Sheep wander the hills here and cattle ruminate without much interruption. Cows look up perplexed at humans rushing about with minds full of schemes. It is true the ancients told us to consider the ant for his industry, but man’s teacher also told us to consider the lily and the sparrow. They do not labour or toil, rather they rest in the provision of great abundance.
The generations who worked these patchwork fields are lost to me. Ivy, stinging nettles, and weeds cover the broken remains of ancient industry. Time covers up the past. Although people hear my accent and believe my true home is in America, I don’t belong in Chicago. I was rooted here in Devon, but I don’t belong here either. I am a tourist in my home. I am an alien in the country where I am a citizen – more in love with its beauty because of its absence.
I am a sojourner. I long for belonging that is deeper than the soil or the rocks or the magma. I long for a better home. I reach out for a firmer foundation. My wife opposite is a comfort, but what I see now tells me my journey is not complete. My wife foreshadows a greater union and each landscape speaks of something greater.
As I have traveled, each home succeeds in revealing something another home lacks. I resonate with the hobo who carries his belongings in bags from town to town. My father and I would spend whole summers backpacking in France. For the vagrant, each new home is a limitation or an enclosure. The unknown beyond each horizon often draws people onward. Our limited vision bids us move. The grass under the microscope draws us down and down into infinitesimal division and magnification. We wander to the top of our local hill and wander to the next. We invent ways to travel faster and farther – we leave the world and we look in awe at how small our planet is in the solar system and universe. We wonder how to cover the light years to Alpha Centauri.

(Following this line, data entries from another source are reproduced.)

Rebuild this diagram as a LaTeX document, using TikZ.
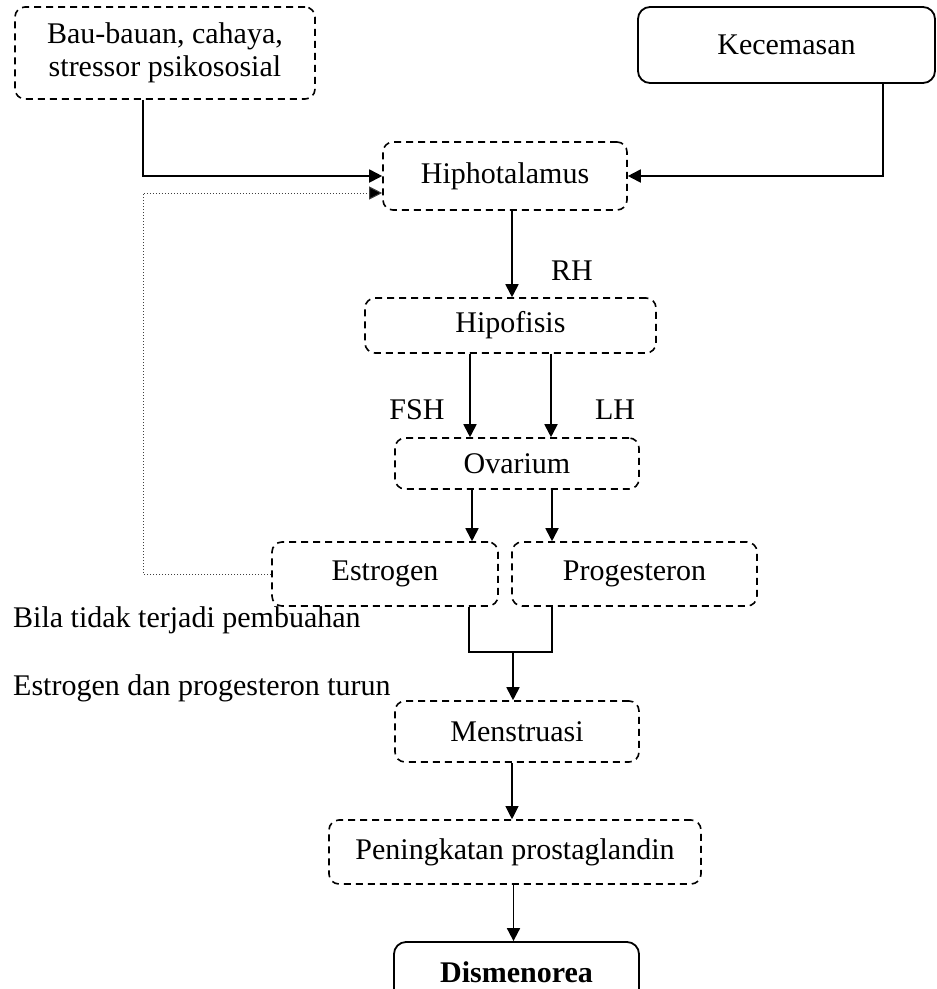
\documentclass[tikz,border=0pt]{standalone}
\usepackage{fontspec}
\setmainfont{Liberation Serif}
\usetikzlibrary{arrows.meta}
\begin{document}
\begin{tikzpicture}[x=1pt,y=-1pt,
  every node/.style={font=\fontsize{30}{33}\selectfont},
  dbox/.style={draw, dash pattern=on 7pt off 5pt, line width=1.6pt, rounded corners=10pt, inner sep=0pt, align=center},
  sbox/.style={draw, line width=1.8pt, rounded corners=12pt, inner sep=0pt, align=center},
  arr/.style={line width=1.8pt, -{Triangle[length=13pt,width=13pt]}},
  arrthin/.style={line width=1.1pt, -{Triangle[length=13pt,width=13pt]}},
  conn/.style={line width=1.8pt},
  fback/.style={dotted, line width=1pt, draw=black!75, -{Triangle[length=13pt,width=13pt,fill=black]}},
  lbl/.style={inner sep=0pt}
]
\useasboundingbox (0,0) rectangle (937,989);

\node[dbox, minimum width=300pt, minimum height=92pt] (bau) at (165,53) {Bau-bauan, cahaya,\\stressor psikososial};
\node[sbox, minimum width=297pt, minimum height=76pt] (kec) at (786.5,45) {Kecemasan};
\node[dbox, minimum width=244pt, minimum height=68pt] (hiph) at (505,176) {Hiphotalamus};
\node[dbox, minimum width=291pt, minimum height=55pt] (hipo) at (510.5,325.5) {Hipofisis};
\node[dbox, minimum width=244pt, minimum height=51pt] (ovar) at (517,463.5) {Ovarium};
\node[dbox, minimum width=226pt, minimum height=64pt] (estr) at (385,574) {Estrogen};
\node[dbox, minimum width=245pt, minimum height=64pt] (prog) at (634.5,574) {Progesteron};
\node[dbox, minimum width=244pt, minimum height=61pt] (mens) at (517,731.5) {Menstruasi};
\node[dbox, minimum width=372pt, minimum height=64pt] (pen) at (515,852) {Peningkatan prostaglandin};
\node[sbox, minimum width=245pt, minimum height=60pt] (dism) at (516.5,972) {\textbf{Dismenorea}};

\node[lbl, anchor=base] (rh) at (572,280) {RH};
\node[lbl, anchor=base] (fsh) at (417,419) {FSH};
\node[lbl, anchor=base] (lh) at (615,419) {LH};
\node[lbl, anchor=base west] (bila) at (13,627) {Bila tidak terjadi pembuahan};
\node[lbl, anchor=base west] (turun) at (13,695) {Estrogen dan progesteron turun};

\coordinate (fb) at ([xshift=-22pt]bau.south);
\draw[arr] (fb) |- (hiph.west);
\draw[fback] (estr.west) -- (estr.west -| fb) |- ([yshift=-17pt]hiph.west);
\draw[arr] ([xshift=96.5pt]kec.south) |- (hiph.east);
\draw[arr] ([xshift=7pt]hiph.south) -- ([xshift=7pt]hiph.south |- hipo.north);
\draw[arr] ([xshift=-40.5pt]hipo.south) -- ([xshift=-40.5pt]hipo.south |- ovar.north);
\draw[arr] ([xshift=40.5pt]hipo.south) -- ([xshift=40.5pt]hipo.south |- ovar.north);
\draw[arr] ([xshift=-45pt]ovar.south) -- ([xshift=-45pt]ovar.south |- estr.north);
\draw[arr] ([xshift=35pt]ovar.south) -- ([xshift=35pt]ovar.south |- prog.north);
\coordinate (j) at (513,652);
\draw[conn] ([xshift=84pt]estr.south) |- (j);
\draw[conn] ([xshift=-82.5pt]prog.south) |- (j);
\draw[arr] (j) -- (j |- mens.north);
\draw[arrthin] ([xshift=-5pt]mens.south) -- ([xshift=-5pt]mens.south |- pen.north);
\draw[arr] ([xshift=-1.5pt]pen.south) -- ([xshift=-1.5pt]pen.south |- dism.north);
\end{tikzpicture}
\end{document}
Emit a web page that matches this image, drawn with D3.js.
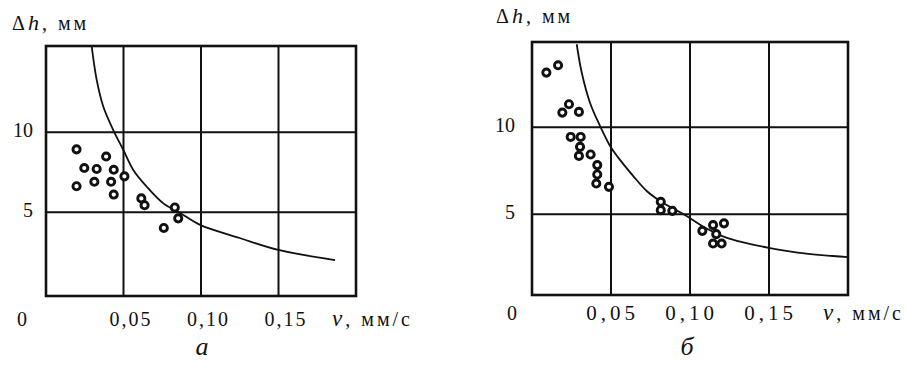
<!DOCTYPE html>
<html><head><meta charset="utf-8">
<script src="https://cdn.jsdelivr.net/npm/d3@7"></script>
<style>body{margin:0;background:#fff;}</style></head>
<body><svg id="c" width="906" height="369"></svg>
<script>
// ---- data ----
const xTicks = [0.05, 0.10, 0.15];
const xTickLabels = ["0,05", "0,10", "0,15"];
const yTicks = [5, 10];
const yTickLabels = ["5", "10"];

// panel a: scatter
const aV = [0.0197,0.0388,0.0247,0.0327,0.0437,0.0506,0.0197,0.0312,0.0420,0.0437,0.0615,0.0636,0.0831,0.0853,0.0760];
const aH = [8.93,8.48,7.76,7.70,7.65,7.24,6.62,6.90,6.90,6.10,5.86,5.43,5.29,4.61,4.01];
// panel a: curve
const aCurveV = [0.0295,0.0327,0.037,0.0434,0.0499,0.0563,0.065,0.0757,0.0865,0.0994,0.125,0.150,0.1865];
const aCurveH = [15.36,13.28,11.6,10.14,8.89,7.64,6.59,5.55,4.95,4.2,3.38,2.63,2.0];

// panel б: scatter
const bV = [0.0091,0.0165,0.0192,0.0234,0.0297,0.0245,0.0308,0.0304,0.0297,0.0371,0.0413,0.0413,0.0407,0.0487,0.0815,0.0815,0.0888,0.1078,0.1146,0.1215,0.1166,0.1146,0.1200];
const bH = [13.14,13.56,10.84,11.32,10.88,9.44,9.44,8.87,8.35,8.43,7.82,7.28,6.76,6.57,5.71,5.23,5.19,4.04,4.37,4.47,3.85,3.31,3.31];
// panel б: curve
const bCurveV = [0.0283,0.0315,0.0367,0.043,0.0494,0.0546,0.0641,0.0726,0.081,0.0968,0.108,0.123,0.1506,0.175,0.200];
const bCurveH = [14.77,13.13,11.41,10.08,8.92,8.25,7.19,6.33,5.76,4.95,4.3,3.65,3.05,2.72,2.53];

// ---- layout ----
const panels = [
  {v:aV,h:aH,cv:aCurveV,ch:aCurveH, x0:46,x1:356, yTop:46,yBot:296, yd:[-0.25,15.4],
   yLabX:33, xLabY:321, xLabDx:7, zeroX:22, zeroY:321, titleX:12, titleY:30, unitX:332,
   letter:"a", letterX:202, letterY:355, fs:20, ls:2, yfs:20},
  {v:bV,h:bH,cv:bCurveV,ch:bCurveH, x0:532,x1:848, yTop:42,yBot:295, yd:[0.35,14.9],
   yLabX:515, xLabY:315, xLabDx:1, zeroX:512, zeroY:315, titleX:496, titleY:23, unitX:823,
   letter:"б", letterX:687, letterY:355, fs:21, ls:4, yfs:20}
];

const svg = d3.select("#c");
const FONT = '"Liberation Serif"';

panels.forEach(p => {
  const x = d3.scaleLinear().domain([0,0.2]).range([p.x0,p.x1]);
  const y = d3.scaleLinear().domain(p.yd).range([p.yBot,p.yTop]);
  const g = svg.append("g");

  // grid lines
  g.selectAll("line.vx").data(xTicks).join("line")
    .attr("x1",d=>x(d)).attr("x2",d=>x(d)).attr("y1",p.yTop).attr("y2",p.yBot)
    .attr("stroke","#111").attr("stroke-width",2);
  g.selectAll("line.hy").data(yTicks).join("line")
    .attr("x1",p.x0).attr("x2",p.x1).attr("y1",d=>y(d)).attr("y2",d=>y(d))
    .attr("stroke","#111").attr("stroke-width",2);
  // frame
  g.append("rect").attr("x",p.x0).attr("y",p.yTop).attr("width",p.x1-p.x0).attr("height",p.yBot-p.yTop)
    .attr("fill","none").attr("stroke","#111").attr("stroke-width",2.6);

  // curve
  const pts = p.cv.map((v,i)=>[v,p.ch[i]]);
  g.append("path").datum(pts)
    .attr("d", d3.line().x(d=>x(d[0])).y(d=>y(d[1])).curve(d3.curveCatmullRom.alpha(0.5)))
    .attr("fill","none").attr("stroke","#111").attr("stroke-width",1.8);

  // scatter
  const sp = p.v.map((v,i)=>[v,p.h[i]]);
  g.selectAll("circle").data(sp).join("circle")
    .attr("cx",d=>x(d[0])).attr("cy",d=>y(d[1])).attr("r",3.6)
    .attr("fill","#fff").attr("stroke","#111").attr("stroke-width",2.9);

  // x tick labels via axis
  const xa = g.append("g").attr("transform",`translate(${p.xLabDx},${p.xLabY})`)
    .call(d3.axisBottom(x).tickValues(xTicks).tickSize(0).tickPadding(0).tickFormat((d,i)=>xTickLabels[i]));
  xa.select(".domain").remove();
  xa.selectAll("text").attr("dy",0).attr("y",0).attr("dominant-baseline","middle")
    .style("font-family",FONT).style("font-size",p.fs+"px").style("letter-spacing",p.ls+"px").attr("fill","#111");

  // y tick labels via axis
  const ya = g.append("g").attr("transform",`translate(${p.yLabX},0)`)
    .call(d3.axisLeft(y).tickValues(yTicks).tickSize(0).tickPadding(0).tickFormat((d,i)=>yTickLabels[i]));
  ya.select(".domain").remove();
  ya.selectAll("text").attr("dy",0).attr("dominant-baseline","middle")
    .style("font-family",FONT).style("font-size",p.yfs+"px").attr("fill","#111");

  // origin label
  g.append("text").attr("x",p.zeroX).attr("y",p.zeroY).attr("text-anchor","middle")
    .attr("dominant-baseline","middle").style("font-family",FONT).style("font-size",p.yfs+"px")
    .attr("fill","#111").text("0");

  // y title
  const t = g.append("text").attr("x",p.titleX).attr("y",p.titleY).attr("fill","#111")
    .style("font-family",FONT).style("font-size","20px").style("letter-spacing","3px");
  t.append("tspan").text("Δ");
  t.append("tspan").style("font-style","italic").style("font-size","22px").text("h");
  t.append("tspan").text(", мм");

  // x title
  const u = g.append("text").attr("x",p.unitX).attr("y",p.xLabY).attr("dominant-baseline","middle").attr("fill","#111")
    .style("font-family",FONT).style("font-size","20px").style("letter-spacing","3px");
  u.append("tspan").style("font-style","italic").style("font-size","23px").text("v");
  u.append("tspan").text(", мм/с");

  // panel letter
  g.append("text").attr("x",p.letterX).attr("y",p.letterY).attr("text-anchor","middle").attr("fill","#111")
    .style("font-family",FONT).style("font-size","26px").style("font-style","italic").text(p.letter);
});
</script></body></html>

When we rewind through meanderings and we’re pulled backward to our place of origin. It shows us a glimpse of all that we have left behind, all we have accomplished, and some of what we might be. But, it also leaves us with a sense of futility, a dose of humility, and the longing for a far off country from whose shores no-one ever returns.
Beautiful…really, beautiful. I have had similar thoughts among the crush of people pouring off of the train in the morning. We creep forward, are more so carried along, and toward what, I always wonder. For me, your image of being pulled backward (experiencing futility/humility/longing) connected with something I read just this morning. In A.W. Tozer’s “God’s Pursuit of Man,” he writes that for the person who truly desires to live a Spirit-filled life, God “will tear away that false thing the Chinese call ‘face’ and show us how painfully small we really are. When He is finished with us we will know what our Lord meant when He said, ‘Blessed are the poor in spirit.'”
This resonates! A Welshman and the great grandson of a man who ran away to Wales and gave us a new family name, who grew up in Devon and now also resides in Chicagoland. I once asked my father why he didn’t research our history to find our true family name and heritage. He replied, “Listen boyo; it matters nothing from where you came. All that matters is where you are going.” SO spiritually true and yet still leaving the urge always to return to and discover roots. “Who am I really?” is a good question but always best answered in the light of the indwelling Spirit of God. “Here we have no continuing city but we look for one which is to come.”
Interesting…Summer always brings for me a nostalgia. I grew up here in Chicago and as a child I always revelled in the hot summer days splashing my siblings at the public pool and catching lightning bugs as the last rays of sun disappeared. I’ve never considered that maybe, just maybe, the nostalgia I feel is my heart longing not just for simpler days and times but for a future day in a heavenly place I’ve not yet been. Thank you for the beautiful insight.
Wow! I often feel this way about my home, the city, and Cicero. I can’t but to think that we feel this way because we do not belong to the earth, but to Heaven. And s0, we will always search for Home. You wrote, “I am a sojourner. I long for belonging that is deeper than the soil or the rocks or the magma. I long for a better home. I reach out for a firmer foundation. My wife opposite is a comfort, but what I see now tells me my journey is not complete. My wife foreshadows a greater union and each landscape speaks of something greater. ” I am always seeking to find a home away from Home. I have not found it yet. I pray that I will soon.